Ah, property taxes—the inevitable reality of owning real estate. As much as we all wish they could be avoided (like that one cousin who only calls when they need something), they’re part of the deal. If you’re a landlord, understanding property taxes is essential for managing rental income. They have a direct impact on how much cash you’ll actually pocket after all is said and done.
At Nesbitt Realty, we’ve helped landlords navigate this sometimes confusing world, so grab a cup of coffee (or something stronger), and let’s break down the impact of property taxes on your rental income—with a touch of humor to make it all a little less painful.
1. Property Taxes 101: What Are They, and Why Should You Care?
First things first: property taxes are taxes levied by the local government based on the assessed value of your property. In simple terms, it’s a bill you pay for the privilege of owning land or buildings. These taxes are typically used to fund local services like schools, public safety, and infrastructure.
Now, you might be thinking, “Great, but how does this affect my rental income?” Well, property taxes are an
operating expense—and depending on where your rental property is located, they can be a sizable one. The higher your property taxes, the less profit you’re making from your rental income. And if you own multiple properties, you might feel like Uncle Sam (or rather, your local tax assessor) is taking a bigger bite out of your income pie than you’d like.
2. Location, Location, Location—Yes, It Affects Property Taxes Too!
Just like with real estate values, property taxes vary widely depending on where your rental property is located. Properties in desirable areas with strong schools, good public services, and booming infrastructure often come with higher property taxes. It’s the price you pay for owning prime real estate—literally.
For example, Northern Virginia, where Nesbitt Realty operates, has a range of property taxes depending on the county or city. If you own a rental property in a high-tax area like Arlington, you’ll want to account for those taxes when setting your rent prices.
If you fail to factor property taxes into your rental pricing, you may find that the checks you’re cashing don’t quite match the number on your spreadsheet. Not to worry—at Nesbitt Realty, we make sure landlords are informed and prepared, so you’re not caught off guard when those tax bills arrive.
3. The Snowball Effect: How Property Taxes Can Rise Over Time
Here’s the not-so-fun part: property taxes tend to increase over time. As local governments reassess property values and inflation does its thing, you’ll likely see your property tax bills go up year after year. It’s the “gift” that keeps on giving (whether you want it or not).
For landlords, this means you’ll need to be proactive in adjusting rent over time to keep up with rising taxes. Otherwise, that nice rental income you were enjoying might start to shrink faster than a sweater in a hot dryer. At Nesbitt Realty, we recommend reviewing your rental prices periodically to ensure that you’re covering all expenses—including those sneaky property taxes.

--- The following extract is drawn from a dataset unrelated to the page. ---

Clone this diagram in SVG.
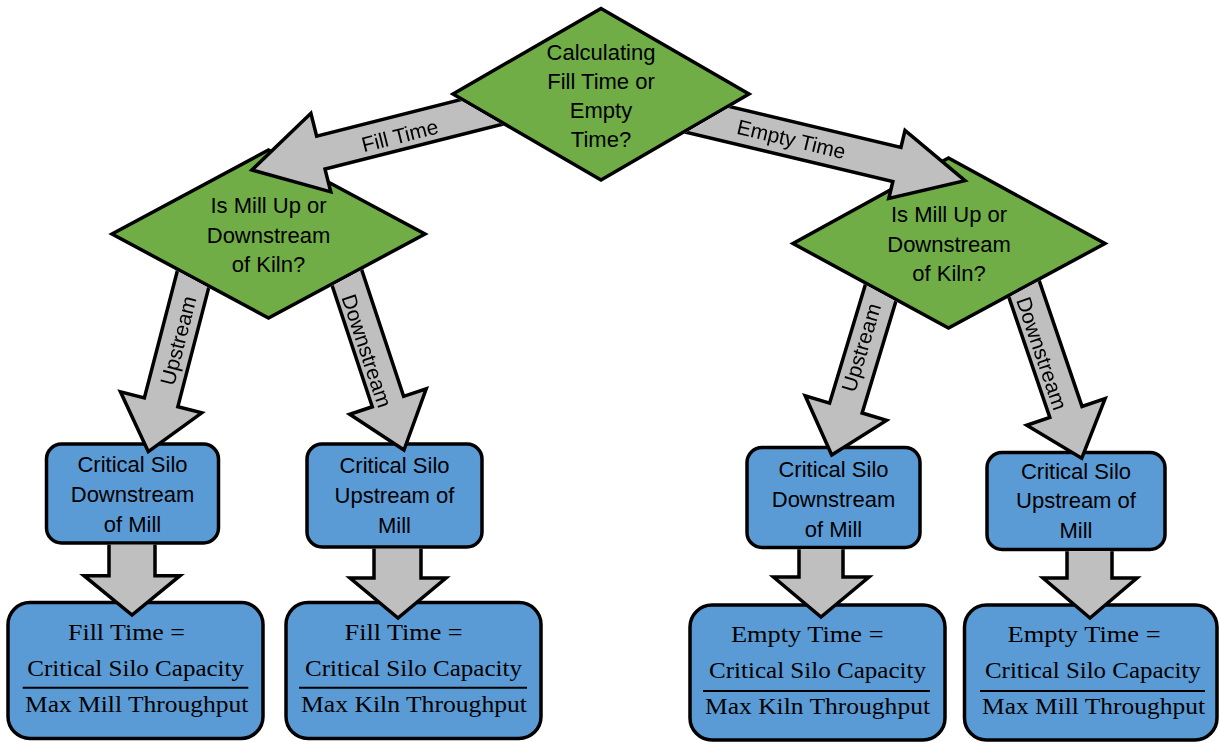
<svg xmlns="http://www.w3.org/2000/svg" width="1219" height="742" viewBox="0 0 1219 742">
<style>
.dia{fill:#70AD47;stroke:#000;stroke-width:3.5;stroke-linejoin:miter}
.box{fill:#5B9BD5;stroke:#000;stroke-width:3.5}
.arr{fill:#BFBFBF;stroke:#000;stroke-width:3.5;stroke-linejoin:miter}
.t{font-family:"Liberation Sans",Arial,sans-serif;font-size:22px;fill:#000;text-anchor:middle}
.lbl{font-family:"Liberation Sans",Arial,sans-serif;font-size:21px;fill:#000;text-anchor:middle}
.f{font-family:"Liberation Serif","Times New Roman",serif;font-size:23px;fill:#000}
.fl{stroke:#000;stroke-width:2}
.mk{fill:#000;stroke:#000;stroke-width:3.5}
</style>
<defs>
<mask id="mTop" maskUnits="userSpaceOnUse" x="0" y="0" width="1219" height="742">
<rect x="0" y="0" width="1219" height="742" fill="#fff"/>
<polygon class="mk" points="601,8.5 749,94 601,180 453,94"/>
</mask>
<mask id="mDia" maskUnits="userSpaceOnUse" x="0" y="0" width="1219" height="742">
<rect x="0" y="0" width="1219" height="742" fill="#fff"/>
<polygon class="mk" points="268.5,150 425,234 268.5,318 112,234"/>
<polygon class="mk" points="948.5,158 1105,243.5 948.5,328 793,243.5"/>
</mask>
<mask id="mBox" maskUnits="userSpaceOnUse" x="0" y="0" width="1219" height="742">
<rect x="0" y="0" width="1219" height="742" fill="#fff"/>
<rect class="mk" x="46.5" y="444" width="172" height="99" rx="15"/>
<rect class="mk" x="307" y="444" width="175" height="103" rx="15"/>
<rect class="mk" x="747" y="447.5" width="173" height="100" rx="15"/>
<rect class="mk" x="987" y="452.5" width="178" height="97" rx="15"/>
</mask>
</defs>

<g id="formula-fill-mill">
<rect class="box" x="8" y="602.5" width="255" height="136" rx="22"/>
<text class="f" x="68" y="640" textLength="117" lengthAdjust="spacingAndGlyphs">Fill Time =</text>
<text class="f" x="27.3" y="676" textLength="216.7" lengthAdjust="spacingAndGlyphs">Critical Silo Capacity</text>
<line class="fl" x1="22.7" y1="687.7" x2="248.3" y2="687.7"/>
<text class="f" x="25" y="711.5" textLength="223.3" lengthAdjust="spacingAndGlyphs">Max Mill Throughput</text>
</g>
<g id="formula-fill-kiln">
<rect class="box" x="286" y="602.5" width="255" height="136" rx="22"/>
<text class="f" x="344.6" y="640" textLength="118" lengthAdjust="spacingAndGlyphs">Fill Time =</text>
<text class="f" x="305" y="676" textLength="217" lengthAdjust="spacingAndGlyphs">Critical Silo Capacity</text>
<line class="fl" x1="299" y1="687.7" x2="527" y2="687.7"/>
<text class="f" x="301" y="711.5" textLength="226" lengthAdjust="spacingAndGlyphs">Max Kiln Throughput</text>
</g>
<g id="formula-empty-kiln">
<rect class="box" x="690" y="605" width="255" height="135" rx="22"/>
<text class="f" x="731" y="642.3" textLength="152.5" lengthAdjust="spacingAndGlyphs">Empty Time =</text>
<text class="f" x="709" y="678.3" textLength="217" lengthAdjust="spacingAndGlyphs">Critical Silo Capacity</text>
<line class="fl" x1="703" y1="691" x2="930" y2="691"/>
<text class="f" x="705" y="714" textLength="225" lengthAdjust="spacingAndGlyphs">Max Kiln Throughput</text>
</g>
<g id="formula-empty-mill">
<rect class="box" x="964.5" y="605" width="252.5" height="135" rx="22"/>
<text class="f" x="1007.6" y="642.3" textLength="153" lengthAdjust="spacingAndGlyphs">Empty Time =</text>
<text class="f" x="985" y="678.3" textLength="215.8" lengthAdjust="spacingAndGlyphs">Critical Silo Capacity</text>
<line class="fl" x1="980" y1="691" x2="1205" y2="691"/>
<text class="f" x="982" y="714" textLength="223" lengthAdjust="spacingAndGlyphs">Max Mill Throughput</text>
</g>

<g id="box-fill-down">
<rect class="box" x="46.5" y="444" width="172" height="99" rx="15"/>
<text class="t" x="132.5" y="471.7">Critical Silo</text>
<text class="t" x="132.5" y="501.7">Downstream</text>
<text class="t" x="132.5" y="531.7">of Mill</text>
</g>
<g id="box-fill-up">
<rect class="box" x="307" y="444" width="175" height="103" rx="15"/>
<text class="t" x="394.5" y="473">Critical Silo</text>
<text class="t" x="394.5" y="503">Upstream of</text>
<text class="t" x="394.5" y="533">Mill</text>
</g>
<g id="box-empty-down">
<rect class="box" x="747" y="447.5" width="173" height="100" rx="15"/>
<text class="t" x="833.5" y="476.7">Critical Silo</text>
<text class="t" x="833.5" y="506.7">Downstream</text>
<text class="t" x="833.5" y="536.7">of Mill</text>
</g>
<g id="box-empty-up">
<rect class="box" x="987" y="452.5" width="178" height="97" rx="15"/>
<text class="t" x="1076" y="479">Critical Silo</text>
<text class="t" x="1076" y="508.3">Upstream of</text>
<text class="t" x="1076" y="538.3">Mill</text>
</g>

<g id="dia-fill">
<polygon class="dia" points="268.5,150 425,234 268.5,318 112,234"/>
<text class="t" x="268.5" y="213">Is Mill Up or</text>
<text class="t" x="268.5" y="243">Downstream</text>
<text class="t" x="268.5" y="272">of Kiln?</text>
</g>
<g id="dia-empty">
<polygon class="dia" points="948.5,158 1105,243.5 948.5,328 793,243.5"/>
<text class="t" x="949" y="222">Is Mill Up or</text>
<text class="t" x="949" y="252">Downstream</text>
<text class="t" x="949" y="281">of Kiln?</text>
</g>

<g id="dia-top">
<polygon class="dia" points="601,8.5 749,94 601,180 453,94"/>
<text class="t" x="601" y="59.5">Calculating</text>
<text class="t" x="601" y="88.5">Fill Time or</text>
<text class="t" x="601" y="118">Empty</text>
<text class="t" x="601" y="147">Time?</text>
</g>

<g id="connectors">
<g mask="url(#mTop)">
<polygon class="arr" transform="translate(252,170) rotate(165.8)" points="0,0 -71,-40.5 -71,-17 -300,-17 -300,17 -71,17 -71,40.5"/>
<text class="lbl" transform="translate(400,136) rotate(-14.2)" x="0" y="7">Fill Time</text>
<polygon class="arr" transform="translate(965,180.7) rotate(13.4)" points="0,0 -70,-35 -70,-17.5 -300,-17.5 -300,17.5 -70,17.5 -70,35"/>
<text class="lbl" transform="translate(791,141) rotate(13.4)" x="0" y="5.5">Empty Time</text>
</g>
<g mask="url(#mDia)">
<polygon class="arr" transform="translate(148.3,451.7) rotate(104.55)" points="0,0 -51,-42 -51,-17.3 -220,-17.3 -220,17.3 -51,17.3 -51,42"/>
<text class="lbl" transform="translate(180,341) rotate(-75.45)" x="0" y="5.5">Upstream</text>
<polygon class="arr" transform="translate(404,450) rotate(71.67)" points="0,0 -51,-40.3 -51,-16.5 -220,-16.5 -220,16.5 -51,16.5 -51,40.3"/>
<text class="lbl" transform="translate(366.5,351) rotate(71.67)" x="0" y="7">Downstream</text>
<polygon class="arr" transform="translate(831.7,455) rotate(106.8)" points="0,0 -49,-42.5 -49,-17 -220,-17 -220,17 -49,17 -49,42.5"/>
<text class="lbl" transform="translate(863,348) rotate(-73.2)" x="0" y="5.5">Upstream</text>
<polygon class="arr" transform="translate(1081.7,458.3) rotate(71.2)" points="0,0 -49,-41.4 -49,-17 -220,-17 -220,17 -49,17 -49,41.4"/>
<text class="lbl" transform="translate(1041.5,353.5) rotate(71.2)" x="0" y="7">Downstream</text>
</g>
<g mask="url(#mBox)">
<polygon class="arr" points="109,530 109,575.7 84,575.7 132,615 180,575.7 155,575.7 155,530"/>
<polygon class="arr" points="374,535 374,578 350,578 398,618 446,578 421,578 421,535"/>
<polygon class="arr" points="799,535 799,577 773.5,577 821,617 869,577 843,577 843,535"/>
<polygon class="arr" points="1067,535 1067,578 1043,578 1090,618 1137,578 1112,578 1112,535"/>
</g>
</g>
</svg>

4. How to Offset the Impact of Property Taxes on Rental Income
While property taxes are inevitable, there are a few strategies you can use to offset their impact on your rental income:
- Set the Right Rent Price: One of the simplest ways to cover rising property taxes is to increase your rent accordingly. Now, before you go hiking up the rent too high, remember to stay competitive with the local rental market. If you price yourself out, you’ll end up with a vacant unit—an even worse hit to your income.
- Challenge Your Property Assessment: If you think your property’s assessed value (and thus your property tax bill) is too high, you can challenge it. This can be a time-consuming process, but at Nesbitt Realty, we’ve seen landlords successfully lower their property taxes by providing evidence that their property was overvalued by the local tax assessor. It’s like giving yourself a mini tax refund!
- Utilize Tax Deductions: Remember, property taxes are tax-deductible as a rental expense. So while paying them might sting, you’ll at least get a bit of relief when it comes time to file your income taxes. Be sure to keep detailed records of all expenses related to your rental property to maximize your deductions.
5. Think Long-Term: The Trade-Off Between High Taxes and High Value
While high property taxes might feel like a punch to the gut, they often come with a silver lining. Properties in high-tax areas tend to appreciate faster over time, meaning your rental property could become more valuable in the long run. It’s a bit of a balancing act—yes, you’re paying more in taxes now, but you might sell the property for a much higher price later.
At Nesbitt Realty, we help landlords keep the big picture in mind. Sure, the property tax bill might make you groan, but if your property’s value is climbing, that’s a good sign that your investment is paying off.
Final Thoughts: Taxes Aren’t All Bad (Really!)
While property taxes are a necessary evil, they don’t have to be a dealbreaker. By understanding how they impact your rental income and taking proactive steps to offset them, you can still make a healthy profit from your rental properties.
At Nesbitt Realty, we help landlords navigate the complexities of owning rental properties, from property taxes to maintenance and everything in between. So the next time that tax bill lands in your mailbox, just remember—you’ve got a partner in us to help you stay profitable, even when Uncle Sam comes knocking.
And hey, at least property taxes aren’t like that cousin—they don’t expect you to invite them to Thanksgiving dinner.